Hipster triangles, anyone? Robin Carolan’s Tri Angle must be shiniest one around, with the #1 spot on the Billboard list of “Best Indie Labels” and a recent “Record of the Month” from London’s legendary Rough Trade record store (for Balam Acab‘s Wander / Wonder). On August 19, Tri Angle celebrated its first birthday at 103 Harriet, a pretty spacious club in San Francisco. When you think about it, such acclaim and hype sit kind of incongruously with the general “feel” of the music that the label puts out, which could be described as “introverted.” Bedroom producers making heady electronica with influences from hip hop and bass music, and a flavor of Goth – not exactly what you would consider a recipe for world domination. That being said, since England’s Burial got a Mercury Prize nomination in 2008 (his tunes are among the most introverted I’ve ever heard), I may have to take back my words.

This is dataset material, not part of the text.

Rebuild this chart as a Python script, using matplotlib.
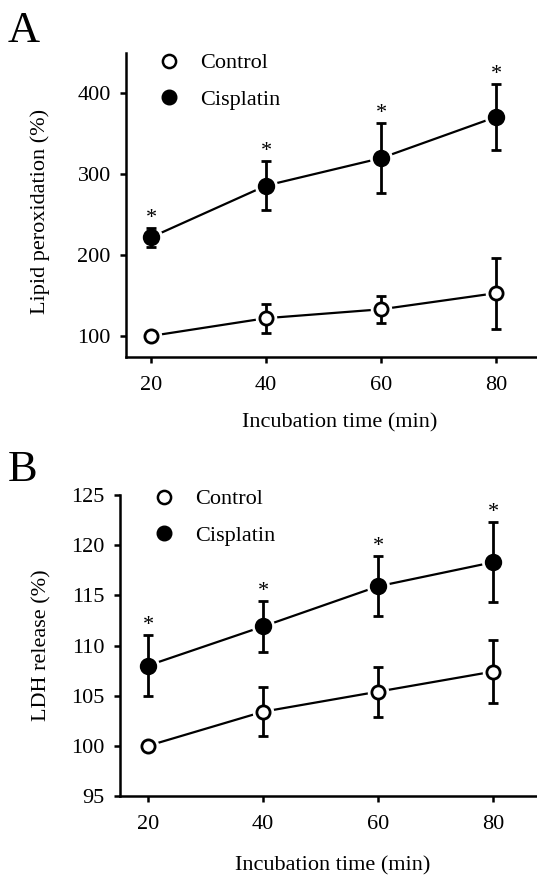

White Ring. Photo by Bryan Glosemeyer.

At the Tri Angle party we got to see the critical darling oOoOO, as well as labelmates Babe Rainbow, Water Borders and Clams Casino. There also was Brooklyn duo White Ring and two guys from Cali’s own Wedidit collective: Shlohmo and D33J. The latter played first, seducing the audience with instrumental hip hop as starry-eyed and lovey-dovey as certain strains of trip-hop. One of his tracks was a standout, all sensuous sub-bass with an occasional forceful beat or noisy fragment (a trick inherited from dub producers – the occasionality provides for a more visceral impact).